The task: Transcribe the material in full. Nothing should differ except that the pictures are left out.

---*---

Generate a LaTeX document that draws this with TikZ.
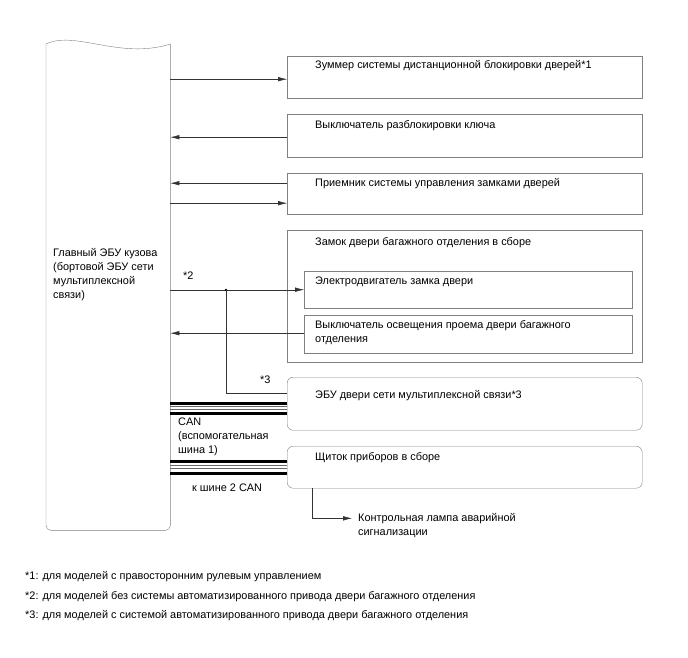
\documentclass[tikz,border=0pt]{standalone}
\usepackage{fontspec}
\setmainfont{Liberation Sans}
\usetikzlibrary{arrows.meta,positioning}

\newcommand{\dgfont}{\fontsize{10.9}{14}\selectfont}

\tikzset{
  blk/.style={draw=black!50, minimum width=355pt, minimum height=42pt, anchor=north west, inner sep=0pt},
  rblk/.style={blk, rounded corners=6pt},
  lbl/.style={anchor=north west, inner sep=0pt, align=left, font=\dgfont},
  txt/.style={inner sep=0pt, align=left, font=\dgfont},
  arr/.style={draw=black!80, -{Latex[length=9pt,width=4.5pt]}},
  wire/.style={draw=black!80},
  canthick/.style={line width=2.8pt, black},
  canthin/.style={line width=0.6pt, black!60},
}

\begin{document}
\begin{tikzpicture}[x=1pt,y=-1pt]
    \useasboundingbox (0,0) rectangle (688,658);

    % main body ECU
    \node[minimum width=124pt, minimum height=486pt, anchor=north west, inner sep=0pt,
      label={[lbl, xshift=7pt, yshift=-204pt]north west:Главный ЭБУ кузова\\(бортовой ЭБУ сети\\мультиплексной\\связи)}] (ecu) at (46,44) {};
    \draw[draw=black!50, rounded corners=5pt] (ecu.north west) -- (ecu.south west) -- (ecu.south east) -- (ecu.north east);
    \draw[draw=black!50] (ecu.north east) .. controls (120,60) and (75,30) .. (ecu.north west);

    % boxes
    \node[blk, label={[lbl, xshift=28pt, yshift=-4pt]north west:Зуммер системы дистанционной блокировки дверей*1}] (buzz) at (287,56) {};
    \node[blk, minimum height=43pt, label={[lbl, xshift=28pt, yshift=-6pt]north west:Выключатель разблокировки ключа}] (keysw) at (287,114) {};
    \node[blk, minimum height=41pt, label={[lbl, xshift=28pt, yshift=-5pt]north west:Приемник системы управления замками дверей}] (recv) at (287,173) {};
    \node[blk, minimum height=132pt, label={[lbl, xshift=28pt, yshift=-7pt]north west:Замок двери багажного отделения в сборе}] (tlock) at (287,230) {};
    \node[blk, minimum width=328pt, minimum height=37pt, label={[lbl, xshift=11pt, yshift=-6pt]north west:Электродвигатель замка двери}] (tmotor) at (304,271) {};
    \node[blk, minimum width=328pt, minimum height=38pt, label={[lbl, xshift=11pt, yshift=-5pt]north west:Выключатель освещения проема двери багажного\\отделения}] (tcourt) at (304,315) {};
    \node[rblk, minimum height=53pt, label={[lbl, xshift=28pt, yshift=-13pt]north west:ЭБУ двери сети мультиплексной связи*3}] (doorecu) at (287,377) {};
    \node[rblk, minimum height=42pt, label={[lbl, xshift=28pt, yshift=-6pt]north west:Щиток приборов в сборе}] (meter) at (287,446) {};
    \node[lbl] (lamp) at (358,513) {Контрольная лампа аварийной\\сигнализации};

    % signals
    \draw[arr] ([yshift=-2pt]buzz.west -| ecu.east) -- ([yshift=-2pt]buzz.west);
    \draw[arr] ([yshift=-1.5pt]keysw.west) -- ([yshift=-1.5pt]keysw.west -| ecu.east);
    \draw[arr] ([yshift=10.5pt]recv.west) -- ([yshift=10.5pt]recv.west -| ecu.east);
    \draw[arr] ([yshift=-9.5pt]recv.west -| ecu.east) -- ([yshift=-9.5pt]recv.west);
    \draw[arr] (tmotor.west -| ecu.east) -- (tmotor.west);
    \draw[arr] ([yshift=1pt]tcourt.west) -- ([yshift=1pt]tcourt.west -| ecu.east);
    \coordinate (jn) at (226,290);
    \fill (jn) circle (1.3pt);
    \draw[wire] (jn) |- ([yshift=11pt]doorecu.west);
    \draw[arr] ([xshift=25pt]meter.south west) |- ([xshift=-6pt,yshift=7pt]lamp.west);

    % CAN lines
    \draw[canthick] ([yshift=0.5pt]doorecu.west) -- ([yshift=0.5pt]doorecu.west -| ecu.east);
    \draw[canthin] ([yshift=-3pt]doorecu.west) -- ([yshift=-3pt]doorecu.west -| ecu.east);
    \draw[canthin] ([yshift=-6pt]doorecu.west) -- ([yshift=-6pt]doorecu.west -| ecu.east);
    \draw[canthick] ([yshift=-9.5pt]doorecu.west) -- ([yshift=-9.5pt]doorecu.west -| ecu.east);
    \draw[canthick] ([yshift=6pt]meter.west) -- ([yshift=6pt]meter.west -| ecu.east);
    \draw[canthin] ([yshift=2pt]meter.west) -- ([yshift=2pt]meter.west -| ecu.east);
    \draw[canthin] ([yshift=-1.5pt]meter.west) -- ([yshift=-1.5pt]meter.west -| ecu.east);
    \draw[canthick] ([yshift=-6pt]meter.west) -- ([yshift=-6pt]meter.west -| ecu.east);

    % notes
    \node[txt, anchor=west] (n2) at (183,276) {*2};
    \node[txt, anchor=west] (n3) at (260,380) {*3};
    \node[lbl] (can1) at (178,418) {CAN\\(вспомогательная\\шина 1)};
    \node[txt, anchor=west] (can2) at (192,488) {к шине 2 CAN};

    \node[txt, anchor=west] (fn1) at (25,577) {*1: для моделей с правосторонним рулевым управлением};
    \node[txt, anchor=west] (fn2) at (25,597) {*2: для моделей без системы автоматизированного привода двери багажного отделения};
    \node[txt, anchor=west] (fn3) at (25,616) {*3: для моделей с системой автоматизированного привода двери багажного отделения};
\end{tikzpicture}
\end{document}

---*---

Complete answer:
Generate a LaTeX document that draws this with TikZ.
\documentclass[tikz,border=0pt]{standalone}
\usepackage{fontspec}
\setmainfont{Liberation Sans}
\usetikzlibrary{arrows.meta,positioning}

\newcommand{\dgfont}{\fontsize{10.9}{14}\selectfont}

\tikzset{
  blk/.style={draw=black!50, minimum width=355pt, minimum height=42pt, anchor=north west, inner sep=0pt},
  rblk/.style={blk, rounded corners=6pt},
  lbl/.style={anchor=north west, inner sep=0pt, align=left, font=\dgfont},
  txt/.style={inner sep=0pt, align=left, font=\dgfont},
  arr/.style={draw=black!80, -{Latex[length=9pt,width=4.5pt]}},
  wire/.style={draw=black!80},
  canthick/.style={line width=2.8pt, black},
  canthin/.style={line width=0.6pt, black!60},
}

\begin{document}
\begin{tikzpicture}[x=1pt,y=-1pt]
    \useasboundingbox (0,0) rectangle (688,658);

    % main body ECU
    \node[minimum width=124pt, minimum height=486pt, anchor=north west, inner sep=0pt,
      label={[lbl, xshift=7pt, yshift=-204pt]north west:Главный ЭБУ кузова\\(бортовой ЭБУ сети\\мультиплексной\\связи)}] (ecu) at (46,44) {};
    \draw[draw=black!50, rounded corners=5pt] (ecu.north west) -- (ecu.south west) -- (ecu.south east) -- (ecu.north east);
    \draw[draw=black!50] (ecu.north east) .. controls (120,60) and (75,30) .. (ecu.north west);

    % boxes
    \node[blk, label={[lbl, xshift=28pt, yshift=-4pt]north west:Зуммер системы дистанционной блокировки дверей*1}] (buzz) at (287,56) {};
    \node[blk, minimum height=43pt, label={[lbl, xshift=28pt, yshift=-6pt]north west:Выключатель разблокировки ключа}] (keysw) at (287,114) {};
    \node[blk, minimum height=41pt, label={[lbl, xshift=28pt, yshift=-5pt]north west:Приемник системы управления замками дверей}] (recv) at (287,173) {};
    \node[blk, minimum height=132pt, label={[lbl, xshift=28pt, yshift=-7pt]north west:Замок двери багажного отделения в сборе}] (tlock) at (287,230) {};
    \node[blk, minimum width=328pt, minimum height=37pt, label={[lbl, xshift=11pt, yshift=-6pt]north west:Электродвигатель замка двери}] (tmotor) at (304,271) {};
    \node[blk, minimum width=328pt, minimum height=38pt, label={[lbl, xshift=11pt, yshift=-5pt]north west:Выключатель освещения проема двери багажного\\отделения}] (tcourt) at (304,315) {};
    \node[rblk, minimum height=53pt, label={[lbl, xshift=28pt, yshift=-13pt]north west:ЭБУ двери сети мультиплексной связи*3}] (doorecu) at (287,377) {};
    \node[rblk, minimum height=42pt, label={[lbl, xshift=28pt, yshift=-6pt]north west:Щиток приборов в сборе}] (meter) at (287,446) {};
    \node[lbl] (lamp) at (358,513) {Контрольная лампа аварийной\\сигнализации};

    % signals
    \draw[arr] ([yshift=-2pt]buzz.west -| ecu.east) -- ([yshift=-2pt]buzz.west);
    \draw[arr] ([yshift=-1.5pt]keysw.west) -- ([yshift=-1.5pt]keysw.west -| ecu.east);
    \draw[arr] ([yshift=10.5pt]recv.west) -- ([yshift=10.5pt]recv.west -| ecu.east);
    \draw[arr] ([yshift=-9.5pt]recv.west -| ecu.east) -- ([yshift=-9.5pt]recv.west);
    \draw[arr] (tmotor.west -| ecu.east) -- (tmotor.west);
    \draw[arr] ([yshift=1pt]tcourt.west) -- ([yshift=1pt]tcourt.west -| ecu.east);
    \coordinate (jn) at (226,290);
    \fill (jn) circle (1.3pt);
    \draw[wire] (jn) |- ([yshift=11pt]doorecu.west);
    \draw[arr] ([xshift=25pt]meter.south west) |- ([xshift=-6pt,yshift=7pt]lamp.west);

    % CAN lines
    \draw[canthick] ([yshift=0.5pt]doorecu.west) -- ([yshift=0.5pt]doorecu.west -| ecu.east);
    \draw[canthin] ([yshift=-3pt]doorecu.west) -- ([yshift=-3pt]doorecu.west -| ecu.east);
    \draw[canthin] ([yshift=-6pt]doorecu.west) -- ([yshift=-6pt]doorecu.west -| ecu.east);
    \draw[canthick] ([yshift=-9.5pt]doorecu.west) -- ([yshift=-9.5pt]doorecu.west -| ecu.east);
    \draw[canthick] ([yshift=6pt]meter.west) -- ([yshift=6pt]meter.west -| ecu.east);
    \draw[canthin] ([yshift=2pt]meter.west) -- ([yshift=2pt]meter.west -| ecu.east);
    \draw[canthin] ([yshift=-1.5pt]meter.west) -- ([yshift=-1.5pt]meter.west -| ecu.east);
    \draw[canthick] ([yshift=-6pt]meter.west) -- ([yshift=-6pt]meter.west -| ecu.east);

    % notes
    \node[txt, anchor=west] (n2) at (183,276) {*2};
    \node[txt, anchor=west] (n3) at (260,380) {*3};
    \node[lbl] (can1) at (178,418) {CAN\\(вспомогательная\\шина 1)};
    \node[txt, anchor=west] (can2) at (192,488) {к шине 2 CAN};

    \node[txt, anchor=west] (fn1) at (25,577) {*1: для моделей с правосторонним рулевым управлением};
    \node[txt, anchor=west] (fn2) at (25,597) {*2: для моделей без системы автоматизированного привода двери багажного отделения};
    \node[txt, anchor=west] (fn3) at (25,616) {*3: для моделей с системой автоматизированного привода двери багажного отделения};
\end{tikzpicture}
\end{document}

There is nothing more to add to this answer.